TASK STATEMENT: Lines with "Write the Plotly code for this chart." and "v in y_ticks]" mark the range, both included. Reproduce exactly that stretch, without pictures.

DATA RECORDS:
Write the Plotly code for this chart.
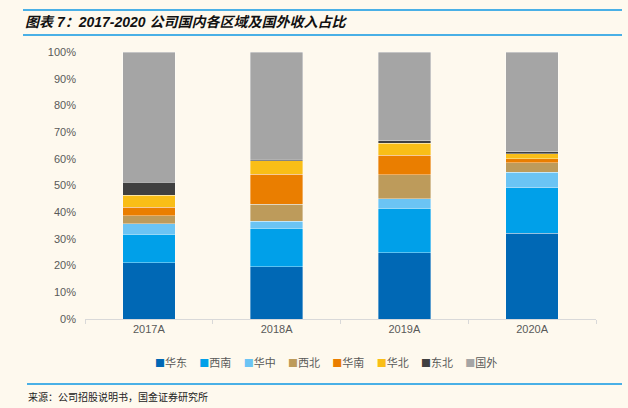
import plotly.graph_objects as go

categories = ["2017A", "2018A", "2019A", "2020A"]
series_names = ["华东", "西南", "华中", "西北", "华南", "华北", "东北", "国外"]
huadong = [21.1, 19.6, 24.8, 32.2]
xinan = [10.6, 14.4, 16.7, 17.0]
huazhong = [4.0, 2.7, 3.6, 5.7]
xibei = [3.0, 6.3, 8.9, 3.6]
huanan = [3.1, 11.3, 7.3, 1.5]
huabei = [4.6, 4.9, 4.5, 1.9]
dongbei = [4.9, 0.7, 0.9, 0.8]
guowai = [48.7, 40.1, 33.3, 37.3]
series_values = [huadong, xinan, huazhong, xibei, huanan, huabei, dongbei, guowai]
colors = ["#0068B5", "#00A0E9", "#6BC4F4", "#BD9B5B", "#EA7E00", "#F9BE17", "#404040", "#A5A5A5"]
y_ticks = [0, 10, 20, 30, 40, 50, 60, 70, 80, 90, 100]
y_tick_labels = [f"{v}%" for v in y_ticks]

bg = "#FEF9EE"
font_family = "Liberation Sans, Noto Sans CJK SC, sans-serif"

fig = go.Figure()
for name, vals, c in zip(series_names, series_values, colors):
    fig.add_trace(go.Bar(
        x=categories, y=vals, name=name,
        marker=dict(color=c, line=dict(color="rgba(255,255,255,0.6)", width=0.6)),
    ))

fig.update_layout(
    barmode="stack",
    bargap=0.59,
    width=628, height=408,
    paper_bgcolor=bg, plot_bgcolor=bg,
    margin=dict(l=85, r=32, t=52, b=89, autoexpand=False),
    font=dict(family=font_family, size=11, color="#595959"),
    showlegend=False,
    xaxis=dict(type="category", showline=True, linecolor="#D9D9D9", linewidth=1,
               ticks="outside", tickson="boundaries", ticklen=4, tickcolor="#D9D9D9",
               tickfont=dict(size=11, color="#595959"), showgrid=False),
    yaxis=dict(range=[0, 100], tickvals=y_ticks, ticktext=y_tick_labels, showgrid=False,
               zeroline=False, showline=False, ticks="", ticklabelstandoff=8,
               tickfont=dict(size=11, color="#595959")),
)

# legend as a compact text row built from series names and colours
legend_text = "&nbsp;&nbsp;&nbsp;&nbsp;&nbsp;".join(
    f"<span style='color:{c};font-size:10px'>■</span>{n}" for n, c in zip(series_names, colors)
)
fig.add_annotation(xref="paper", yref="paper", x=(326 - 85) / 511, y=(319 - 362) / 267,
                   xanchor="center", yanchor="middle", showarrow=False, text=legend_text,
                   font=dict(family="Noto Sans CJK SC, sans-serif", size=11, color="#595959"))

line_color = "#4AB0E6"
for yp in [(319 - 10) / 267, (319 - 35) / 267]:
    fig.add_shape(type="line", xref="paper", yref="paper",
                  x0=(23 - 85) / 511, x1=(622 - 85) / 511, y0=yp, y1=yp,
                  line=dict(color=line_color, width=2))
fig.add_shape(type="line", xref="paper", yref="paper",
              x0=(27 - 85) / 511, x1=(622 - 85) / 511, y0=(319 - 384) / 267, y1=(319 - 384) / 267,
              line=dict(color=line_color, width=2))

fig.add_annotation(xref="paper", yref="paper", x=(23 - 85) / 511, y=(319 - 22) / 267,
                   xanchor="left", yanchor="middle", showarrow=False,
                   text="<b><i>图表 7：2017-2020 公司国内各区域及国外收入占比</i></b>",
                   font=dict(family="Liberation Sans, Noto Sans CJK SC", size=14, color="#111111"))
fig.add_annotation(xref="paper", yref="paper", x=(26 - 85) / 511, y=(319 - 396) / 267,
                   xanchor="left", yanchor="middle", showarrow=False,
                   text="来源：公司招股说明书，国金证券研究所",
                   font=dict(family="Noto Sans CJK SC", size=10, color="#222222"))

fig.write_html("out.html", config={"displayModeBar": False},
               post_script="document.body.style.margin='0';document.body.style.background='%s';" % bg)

--

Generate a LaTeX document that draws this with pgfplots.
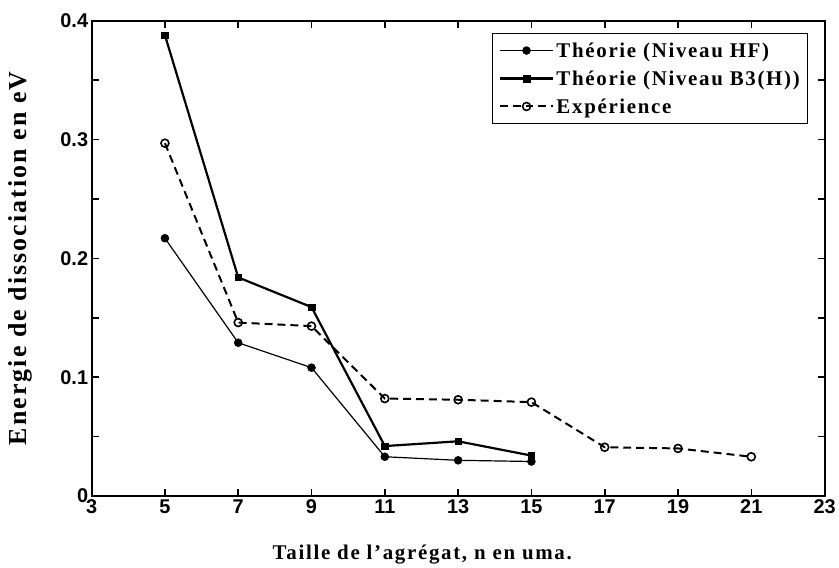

EXERCISE OUTPUT:
Write the Plotly code for this chart.
import plotly.graph_objects as go

categories = ["2017A", "2018A", "2019A", "2020A"]
series_names = ["华东", "西南", "华中", "西北", "华南", "华北", "东北", "国外"]
huadong = [21.1, 19.6, 24.8, 32.2]
xinan = [10.6, 14.4, 16.7, 17.0]
huazhong = [4.0, 2.7, 3.6, 5.7]
xibei = [3.0, 6.3, 8.9, 3.6]
huanan = [3.1, 11.3, 7.3, 1.5]
huabei = [4.6, 4.9, 4.5, 1.9]
dongbei = [4.9, 0.7, 0.9, 0.8]
guowai = [48.7, 40.1, 33.3, 37.3]
series_values = [huadong, xinan, huazhong, xibei, huanan, huabei, dongbei, guowai]
colors = ["#0068B5", "#00A0E9", "#6BC4F4", "#BD9B5B", "#EA7E00", "#F9BE17", "#404040", "#A5A5A5"]
y_ticks = [0, 10, 20, 30, 40, 50, 60, 70, 80, 90, 100]
y_tick_labels = [f"{v}%" for v in y_ticks]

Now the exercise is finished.